Data supplied.

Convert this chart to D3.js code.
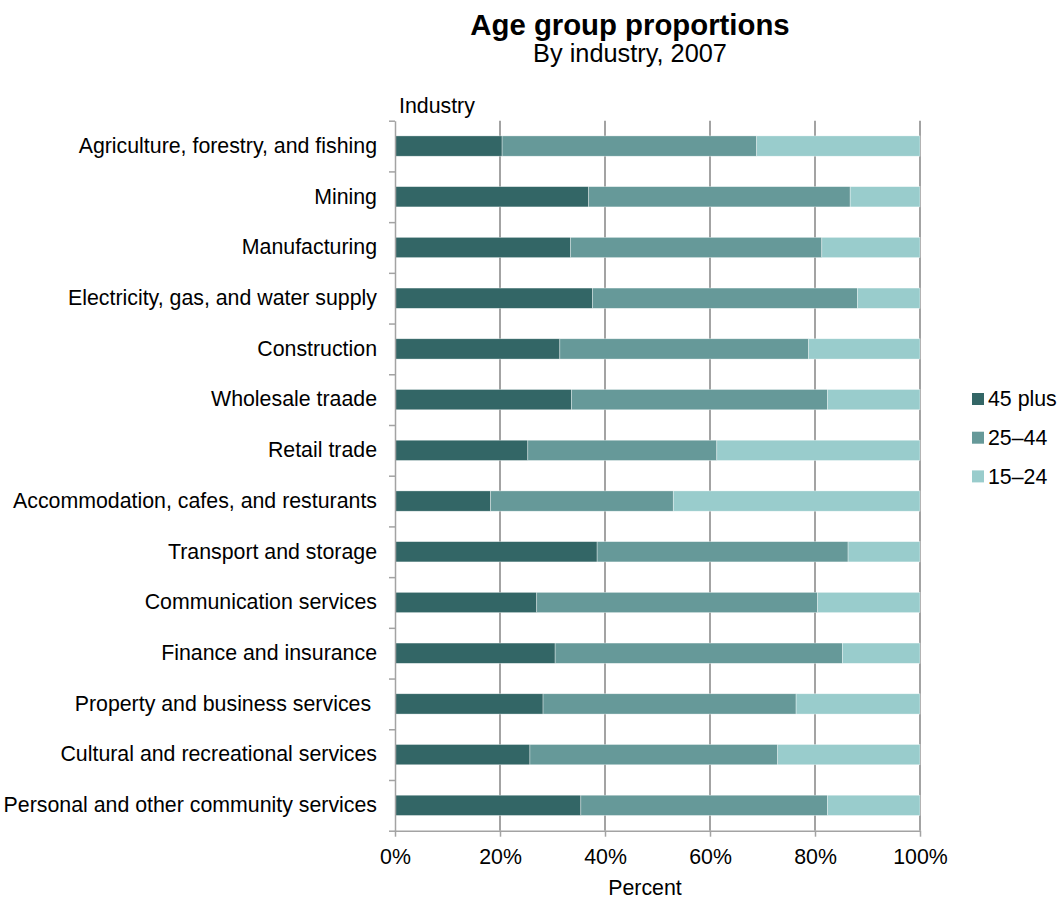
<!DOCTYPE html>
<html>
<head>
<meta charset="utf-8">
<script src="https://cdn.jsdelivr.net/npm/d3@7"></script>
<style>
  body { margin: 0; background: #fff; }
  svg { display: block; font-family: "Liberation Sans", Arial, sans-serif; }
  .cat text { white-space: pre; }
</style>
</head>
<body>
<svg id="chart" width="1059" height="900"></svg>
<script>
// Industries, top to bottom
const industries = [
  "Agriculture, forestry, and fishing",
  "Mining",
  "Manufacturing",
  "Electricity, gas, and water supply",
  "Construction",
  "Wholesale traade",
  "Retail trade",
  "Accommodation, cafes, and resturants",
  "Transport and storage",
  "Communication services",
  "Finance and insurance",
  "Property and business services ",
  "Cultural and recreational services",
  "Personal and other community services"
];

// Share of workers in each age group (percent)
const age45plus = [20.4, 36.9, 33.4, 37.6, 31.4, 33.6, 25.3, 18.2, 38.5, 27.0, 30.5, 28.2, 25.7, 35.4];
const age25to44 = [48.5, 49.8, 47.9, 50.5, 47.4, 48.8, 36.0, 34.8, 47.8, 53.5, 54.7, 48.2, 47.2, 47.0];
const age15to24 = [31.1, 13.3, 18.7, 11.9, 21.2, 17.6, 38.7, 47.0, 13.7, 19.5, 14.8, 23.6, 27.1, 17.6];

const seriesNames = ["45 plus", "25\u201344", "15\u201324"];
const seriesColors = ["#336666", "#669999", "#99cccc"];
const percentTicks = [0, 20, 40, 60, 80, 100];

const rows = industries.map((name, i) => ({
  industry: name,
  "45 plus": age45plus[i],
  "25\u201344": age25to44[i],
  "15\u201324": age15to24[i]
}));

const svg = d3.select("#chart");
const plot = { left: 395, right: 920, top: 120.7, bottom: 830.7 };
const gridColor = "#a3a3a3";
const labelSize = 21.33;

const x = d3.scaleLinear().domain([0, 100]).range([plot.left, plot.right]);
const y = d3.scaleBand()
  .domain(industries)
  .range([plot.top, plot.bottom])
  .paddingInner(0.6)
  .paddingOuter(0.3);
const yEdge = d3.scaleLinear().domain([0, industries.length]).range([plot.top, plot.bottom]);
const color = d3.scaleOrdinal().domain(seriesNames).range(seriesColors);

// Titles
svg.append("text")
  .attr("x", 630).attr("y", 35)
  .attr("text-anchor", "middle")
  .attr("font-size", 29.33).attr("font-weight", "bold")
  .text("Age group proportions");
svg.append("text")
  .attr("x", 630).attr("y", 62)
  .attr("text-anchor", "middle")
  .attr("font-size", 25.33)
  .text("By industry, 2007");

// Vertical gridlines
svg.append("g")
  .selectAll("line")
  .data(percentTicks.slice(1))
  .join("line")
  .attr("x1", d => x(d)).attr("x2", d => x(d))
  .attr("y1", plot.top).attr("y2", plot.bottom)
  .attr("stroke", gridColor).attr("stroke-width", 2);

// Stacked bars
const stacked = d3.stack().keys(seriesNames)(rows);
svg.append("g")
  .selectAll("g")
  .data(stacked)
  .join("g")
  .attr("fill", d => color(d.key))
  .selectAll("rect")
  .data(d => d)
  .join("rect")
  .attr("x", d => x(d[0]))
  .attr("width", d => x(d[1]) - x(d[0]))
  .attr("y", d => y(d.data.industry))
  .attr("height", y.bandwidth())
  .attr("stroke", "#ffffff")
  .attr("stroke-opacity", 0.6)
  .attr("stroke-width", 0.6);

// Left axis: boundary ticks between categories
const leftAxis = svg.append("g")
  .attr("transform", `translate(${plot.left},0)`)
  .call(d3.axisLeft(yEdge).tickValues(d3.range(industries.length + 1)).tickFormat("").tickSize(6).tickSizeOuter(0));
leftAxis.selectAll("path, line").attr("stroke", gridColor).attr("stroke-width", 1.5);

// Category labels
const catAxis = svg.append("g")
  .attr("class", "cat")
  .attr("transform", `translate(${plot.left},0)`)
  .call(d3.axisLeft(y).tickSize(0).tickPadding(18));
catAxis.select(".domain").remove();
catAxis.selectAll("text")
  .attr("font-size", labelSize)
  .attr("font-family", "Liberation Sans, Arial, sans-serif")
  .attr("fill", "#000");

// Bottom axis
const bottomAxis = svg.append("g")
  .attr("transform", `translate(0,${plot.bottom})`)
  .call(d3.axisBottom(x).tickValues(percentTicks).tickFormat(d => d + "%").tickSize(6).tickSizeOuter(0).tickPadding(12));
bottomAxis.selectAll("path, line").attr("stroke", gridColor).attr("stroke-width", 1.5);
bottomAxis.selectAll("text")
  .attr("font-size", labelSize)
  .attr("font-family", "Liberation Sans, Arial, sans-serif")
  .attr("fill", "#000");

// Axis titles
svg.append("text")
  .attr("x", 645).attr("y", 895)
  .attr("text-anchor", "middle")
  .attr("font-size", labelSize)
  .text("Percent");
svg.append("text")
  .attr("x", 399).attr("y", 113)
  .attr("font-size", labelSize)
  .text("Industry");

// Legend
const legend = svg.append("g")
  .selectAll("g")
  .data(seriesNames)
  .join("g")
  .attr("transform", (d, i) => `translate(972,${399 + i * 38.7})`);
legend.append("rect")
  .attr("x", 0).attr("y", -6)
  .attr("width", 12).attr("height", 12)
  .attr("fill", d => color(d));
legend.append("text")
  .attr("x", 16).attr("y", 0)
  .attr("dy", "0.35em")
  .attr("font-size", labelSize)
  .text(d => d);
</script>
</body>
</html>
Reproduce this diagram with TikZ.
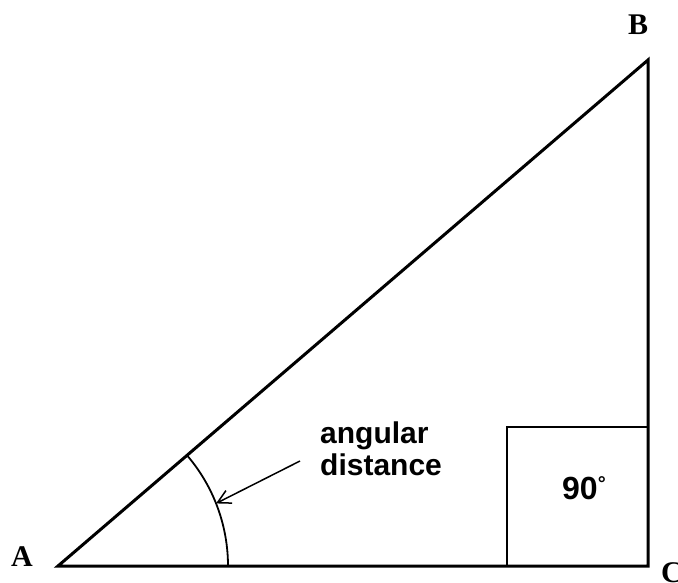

Given request.
Identify each line in the records above that contains the word "this", and copy it out in full.

Answer below.
Convert this chart to D3.js code.
Reproduce this diagram with TikZ.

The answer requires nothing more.